火山の国、日本。
小さな島国とはいえ、その地下には網脈のように火山のマグマ脈が走り、活火山は全国にある。
有名な温泉地を上げろと言われれば、別府、由布院、草津、登別、熱海、伊東、指宿、箱根、那須、霧島。
これらは湧出量も源泉数も多い全国有数の温泉地だ。
それには数値的には劣るかもしれないが、泉水質、周囲の風情などを加味すれば負けるとも劣らない温泉地が全国津々浦々にあまねく存在する。
福井・あわら温泉もそういう魅力的な温泉地である。
温泉というとそのマグマの熱が地下水脈を温め、それが湧出したものと思われがちだ。
しかし世界的にみても天然温泉の多くは実は地下増温率で熱せられた水の湧出であると言われている。
その地下増温率は何だろうか。
それは地熱そのものだ。
地下に百メートル下がると温度は摂氏3度上昇する。
1500メートル地下の温度は45度だ。
ということは1500メートル地下にある水脈は最低でも摂氏45度あるということになる。
だが温度が高いだけでは温泉とは言えない。
水温が25度以上あるか、またはその含有成分として鉱水1Kg中に定められた量以上(1000mg)の物質が含まれているものを温泉と定めている(温泉法)。
地下水脈は地表に降り注いだ雨が地下深く浸透したものである。
その水脈へは地表からの雨水が継続的に浸透している。
堆積層や岩盤を透過していく間に雨水はそれらの岩石から鉱物を溶解吸収してミネラルをたっぷり含む鉱水となる。
その鉱物イオンの内容の差が各地の温泉の個性の違いとなって現れているのである。
さらにそれらの鉱物イオンの効力が温泉のもう一つの魅力だ。
薬を持たない野生動物は奥深い山間の湧出温泉で自らの自然治癒力を高め怪我を治すと言われている。
人間も同様で、疾病や外傷は免疫力を上げることが快復の何よりの手立てだ。
温泉にはその効力がある。ただしそのイオン効果は24時間ほどしか持続しないので定期的に温泉浴をしなければならない。
時は明治。
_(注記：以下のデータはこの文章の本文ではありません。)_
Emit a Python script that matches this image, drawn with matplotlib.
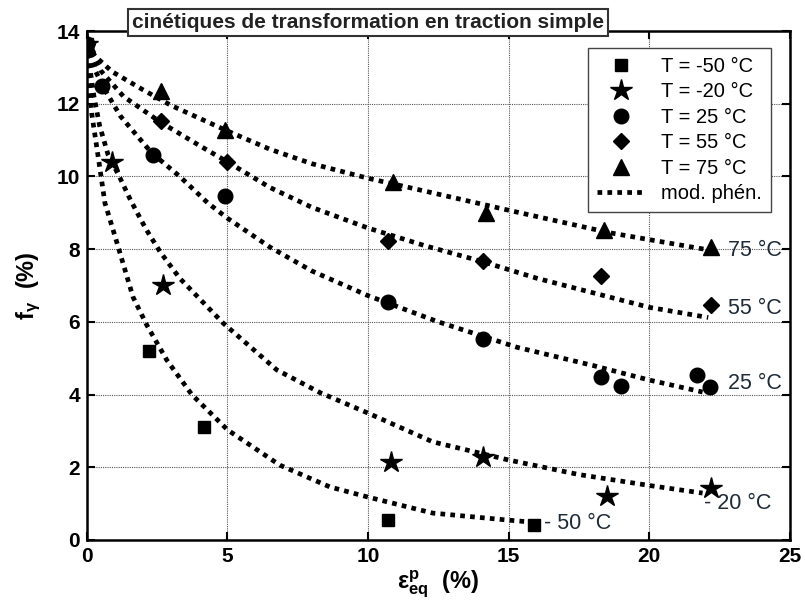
import matplotlib.pyplot as plt
import numpy as np

plt.rcParams['font.family'] = ['Liberation Sans', 'DejaVu Sans']
plt.rcParams['mathtext.default'] = 'regular'

# measured points (eps_eq in %, f_gamma in %)
x_m50 = [0, 2.2, 4.15, 10.7, 15.9]
y_m50 = [13.65, 5.2, 3.1, 0.55, 0.41]
x_m20 = [0, 0.9, 2.7, 10.8, 14.1, 18.5, 22.2]
y_m20 = [13.65, 10.4, 7.0, 2.15, 2.28, 1.2, 1.43]
x_25 = [0, 0.55, 2.35, 4.9, 10.7, 14.1, 18.3, 19.0, 21.7, 22.15]
y_25 = [13.65, 12.5, 10.6, 9.47, 6.55, 5.53, 4.48, 4.24, 4.54, 4.2]
x_55 = [0, 2.63, 4.98, 10.7, 14.1, 18.3, 22.2]
y_55 = [13.65, 11.52, 10.4, 8.22, 7.67, 7.26, 6.46]
x_75 = [0, 2.63, 4.9, 10.9, 14.2, 18.4, 22.2]
y_75 = [13.65, 12.35, 11.28, 9.85, 8.99, 8.53, 8.06]

# phenomenological model curves
mx_m50 = [0, 0.05, 0.17, 0.4, 0.64, 1.07, 1.64, 2.13, 2.84, 3.73, 5.0, 6.86, 8.64, 10.0, 12.3, 14.94, 15.7]
my_m50 = [13.65, 12.8, 11.73, 10.54, 9.27, 8.17, 6.68, 5.91, 4.95, 4.0, 3.03, 2.06, 1.46, 1.18, 0.74, 0.55, 0.5]
mx_m20 = [0, 0.1, 0.25, 0.45, 0.75, 1.15, 1.55, 2.1, 2.6, 3.3, 4.84, 6.75, 8.3, 10.0, 12.3, 15.0, 17.5, 20.0, 21.9]
my_m20 = [13.65, 13.0, 12.2, 11.4, 10.6, 10.0, 9.35, 8.55, 7.93, 7.2, 5.97, 4.68, 4.05, 3.49, 2.7, 2.2, 1.8, 1.5, 1.29]
mx_25 = [0, 0.3, 0.7, 1.2, 2.3, 3.3, 4.3, 5.0, 6.5, 8.0, 10.0, 12.5, 15.3, 18.0, 20.0, 21.9]
my_25 = [13.65, 12.9, 12.3, 11.65, 10.65, 10.0, 9.27, 8.85, 8.06, 7.4, 6.72, 6.0, 5.3, 4.8, 4.4, 4.07]
mx_55 = [0, 0.5, 1.3, 2.6, 4.0, 5.0, 6.5, 8.0, 10.0, 12.0, 14.1, 16.0, 18.0, 20.0, 22.1]
my_55 = [13.65, 12.9, 12.2, 11.5, 10.85, 10.4, 9.7, 9.15, 8.58, 8.1, 7.65, 7.2, 6.8, 6.4, 6.12]
mx_75 = [0, 0.3, 0.9, 2.0, 3.0, 4.0, 5.0, 6.5, 8.0, 10.0, 12.0, 15.0, 18.6, 22.1]
my_75 = [13.65, 13.3, 12.88, 12.38, 11.95, 11.6, 11.25, 10.75, 10.35, 9.95, 9.6, 9.07, 8.45, 7.98]

legend_labels = ['T = -50 °C', 'T = -20 °C', 'T = 25 °C', 'T = 55 °C', 'T = 75 °C', 'mod. phén.']
curve_labels = ['- 50 °C', '- 20 °C', '25 °C', '55 °C', '75 °C']
label_pos = [(16.25, 0.44), (21.95, 1.0), (22.8, 4.3), (22.8, 6.38), (22.8, 7.97)]

fig = plt.figure(figsize=(8.05, 6.02), dpi=100)
ax = fig.add_axes([0.108, 0.103, 0.873, 0.8455])

dot = dict(color='black', lw=3.4, linestyle=(0, (1, 1.1)), dash_capstyle='butt')
for mx, my in [(mx_m50, my_m50), (mx_m20, my_m20), (mx_25, my_25), (mx_55, my_55), (mx_75, my_75)]:
    ax.plot(mx, my, zorder=2, **dot)

ax.plot(x_m50, y_m50, 's', color='black', ms=9, ls='none', zorder=3, label=legend_labels[0])
ax.plot(x_m20, y_m20, '*', color='black', ms=16, ls='none', zorder=4, label=legend_labels[1])
ax.plot(x_25, y_25, 'o', color='black', ms=10.5, ls='none', zorder=3, label=legend_labels[2])
ax.plot(x_55, y_55, 'D', color='black', ms=8.5, ls='none', zorder=3, label=legend_labels[3])
ax.plot(x_75, y_75, '^', color='black', ms=12, ls='none', zorder=3, label=legend_labels[4])
ax.plot([], [], label=legend_labels[5], **dot)

for txt, (tx, ty) in zip(curve_labels, label_pos):
    ax.text(tx, ty, txt, fontsize=15.5, color='#1e2a36', va='center', ha='left')

ax.set_xlim(0, 25)
ax.set_ylim(0, 14)
ax.set_xticks(np.arange(0, 26, 5))
ax.set_yticks(np.arange(0, 15, 2))
ax.grid(True, color='#555555', linestyle=(0, (1, 1)), lw=0.8)
ax.set_axisbelow(True)
ax.tick_params(direction='in', length=6, width=1.5, top=True, right=True,
               labelsize=15, pad=5)
for lab in ax.get_xticklabels() + ax.get_yticklabels():
    lab.set_fontweight('bold')
for sp in ax.spines.values():
    sp.set_linewidth(1.8)

ax.set_xlabel(r'$\varepsilon^{p}_{eq}$  (%)', fontsize=17, fontweight='bold', labelpad=2)
ax.set_ylabel(r'$f_{\gamma}$  (%)', fontsize=17, fontweight='bold', labelpad=10)

leg = ax.legend(loc='upper right', bbox_to_anchor=(0.974, 0.967), borderaxespad=0,
                fancybox=False, edgecolor='#444444', fontsize=14.5, handlelength=2.4,
                handletextpad=0.8, labelspacing=0.32, borderpad=0.45, framealpha=1)
leg.get_frame().set_linewidth(1.0)

fig.text(0.457, 0.963, 'cinétiques de transformation en traction simple', fontsize=15,
         fontweight='bold', ha='center', va='center', color='#222222',
         bbox=dict(boxstyle='square,pad=0.2', facecolor='white', edgecolor='#333333', lw=1.5))

fig.savefig('out.png', dpi=100)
場所は福井県芦原。
百三十余年前の明治十六年(1883年)の夏はとりわけ酷暑であった。
春から雨が降らず日照りに苦しむ十楽村(現・芦原町)の地主・川崎弥左衛門らは全会一致で灌漑用の井戸を掘ることを決議した。
掘り師、陶山甚兵衛が井戸掘りに四十メートルほど地下に刺した管の栓を外すと、かんがい用水の代わりに出たのは温泉だった。
念仏田に温泉が湧いた、という知らせは近隣にあっという間に知れ渡った。
翌年の明治十七年(1884年)には田中々村、舟津村、二面村の水田で摂氏六十度超の温泉が湧出。
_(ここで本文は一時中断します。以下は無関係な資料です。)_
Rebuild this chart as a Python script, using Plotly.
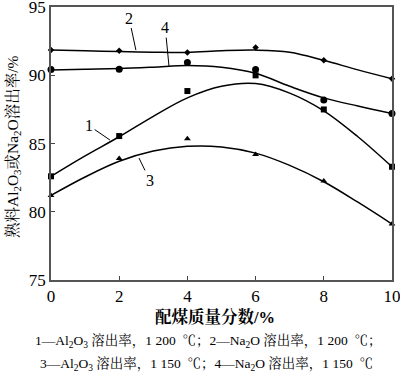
import plotly.graph_objects as go

x_pts = [0, 2, 4, 6, 8, 10]
s1_pts = [82.6, 85.55, 88.85, 90.0, 87.5, 83.3]   # Al2O3 1200
s2_pts = [91.85, 91.8, 91.68, 92.05, 91.1, 89.75]  # Na2O 1200
s3_pts = [81.2, 83.9, 85.35, 84.2, 82.25, 79.1]   # Al2O3 1150
s4_pts = [90.43, 90.45, 90.95, 90.43, 88.2, 87.2]  # Na2O 1150

x_fit = [0, 1, 2, 3, 4, 5, 6, 7, 8, 9, 10]
s1_fit = [82.6, 84.1, 85.5, 87.0, 88.35, 89.2, 89.4, 88.7, 87.4, 85.5, 83.3]
s2_fit = [91.85, 91.8, 91.75, 91.7, 91.68, 91.8, 91.85, 91.7, 91.1, 90.4, 89.75]
s3_fit = [81.2, 82.55, 83.7, 84.45, 84.8, 84.75, 84.3, 83.4, 82.2, 80.7, 79.1]
s4_fit = [90.4, 90.45, 90.5, 90.6, 90.72, 90.6, 90.15, 89.2, 88.35, 87.75, 87.2]

labels = ["1", "2", "3", "4"]
x_ticks = [0, 2, 4, 6, 8, 10]
y_ticks = [75, 80, 85, 90, 95]

LAT = "Liberation Serif, Noto Serif CJK SC, Noto Sans CJK SC"
fig = go.Figure()

for fit in [s1_fit, s2_fit, s3_fit, s4_fit]:
    fig.add_trace(go.Scatter(x=x_fit, y=fit, mode="lines",
                             line=dict(color="black", width=1.5, shape="spline", smoothing=1.0),
                             showlegend=False, hoverinfo="skip"))

markers = [("square", 6, s1_pts), ("diamond", 5, s2_pts), ("triangle-up", 6, s3_pts), ("circle", 7, s4_pts)]
for sym, sz, pts in markers:
    fig.add_trace(go.Scatter(x=x_pts, y=pts, mode="markers",
                             marker=dict(symbol=sym, size=sz, color="black"),
                             showlegend=False, cliponaxis=False))

# label leaders: (text x, text y, head x, head y)
lab_pos = [(1.12, 86.3, 1.73, 85.26), (2.29, 94.2, 2.49, 91.85),
           (2.9, 82.3, 2.58, 83.94), (3.35, 93.5, 3.46, 90.68)]
for lab, (tx, ty, hx, hy) in zip(labels, lab_pos):
    fig.add_annotation(x=hx, y=hy, ax=tx, ay=ty, xref="x", yref="y", axref="x", ayref="y",
                       text=lab, showarrow=True, arrowhead=0, arrowwidth=1, arrowcolor="black",
                       standoff=0, startstandoff=0,
                       font=dict(family=LAT, size=16, color="black"))

common = dict(xref="paper", yref="paper", showarrow=False, xanchor="center", yanchor="middle")
fig.add_annotation(x=0.482, y=-0.1355, text="<b>配煤质量分数/%</b>",
                   font=dict(family=LAT, size=16.5, color="black"), **common)
fig.add_annotation(x=-0.112, y=0.49, textangle=-90,
                   text="熟料Al<sub>2</sub>O<sub>3</sub>或Na<sub>2</sub>O溶出率/%",
                   font=dict(family=LAT, size=15.5, color="black"), **common)
fig.add_annotation(x=0.46, y=-0.223,
                   text="1—Al<sub>2</sub>O<sub>3</sub> 溶出率，1 200  ℃；2—Na<sub>2</sub>O 溶出率，1 200  ℃；",
                   font=dict(family=LAT, size=13.5, color="black"), **common)
fig.add_annotation(x=0.455, y=-0.308,
                   text="3—Al<sub>2</sub>O<sub>3</sub> 溶出率，1 150  ℃；4—Na<sub>2</sub>O 溶出率，1 150  ℃",
                   font=dict(family=LAT, size=13.5, color="black"), **common)

fig.update_layout(
    template="none",
    width=400, height=377, margin=dict(l=51, r=8, t=7, b=97, autoexpand=False),
    plot_bgcolor="white", paper_bgcolor="white",
    font=dict(family=LAT, size=15, color="black"),
)
fig.update_xaxes(range=[0, 10], tickvals=x_ticks, ticks="inside", ticklen=4, tickcolor="#444",
                 showline=True, linecolor="#555", linewidth=1.5, mirror=True, showgrid=False,
                 zeroline=False, automargin=False, ticklabeloverflow="allow",
                 tickfont=dict(family=LAT, size=17))
fig.update_yaxes(range=[75, 95.01], tickvals=y_ticks, ticks="inside", ticklen=4, tickcolor="#444",
                 showline=True, linecolor="#555", linewidth=1.5, mirror=True, showgrid=False,
                 zeroline=False, automargin=False, ticklabeloverflow="allow",
                 tickfont=dict(family=LAT, size=17))

fig.write_html("out.html", config={"displayModeBar": False},
               post_script="document.body.style.margin='0';document.body.style.padding='0';document.body.style.overflow='hidden';")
時の行政府はその二年後(1886)、温泉の試掘を制限した。
現在の源泉数は74本である。
あわら温泉には大小33軒の旅館があるが、すべて源泉(元湯)を持っている。
そしてその泉質はみな異なる。それは地下の地層の違いだ。
火山岩層、堆積岩層が幾層にもパイ生地のように重なっているために地下水に溶融されるミネラル分が異なってくるのだ。
あわら温泉に沐浴したいという住民の要望実現は総湯建設によってである。その総湯の流れを受け継いであわら市は「セントピアあわら」を開設した。
斬新モダンなデザインの建物はカフェテリアや和室を備える露天風呂付きの公衆浴場である。
タオルは持参する必要があるが、ハンドタオルは有料、バスタオルは有料レンタルだ。
あわら温泉は塩化物泉である。
三国温泉ほどナトリウムは多くないから、浸かるととろりと肌触りが良い。時間が許せるのなら湯船を出たり入ったりを繰り返し2,3時間は滞在したいところだ。
福井を訪れる観光客はもちろんあわら温泉の旅館に宿泊するのがいろいろな点で楽しみが大きい。
だが日帰りの場合でも、このような総湯で温泉を楽しめることを情報に持っていれば福井の旅は一層快適なものになる。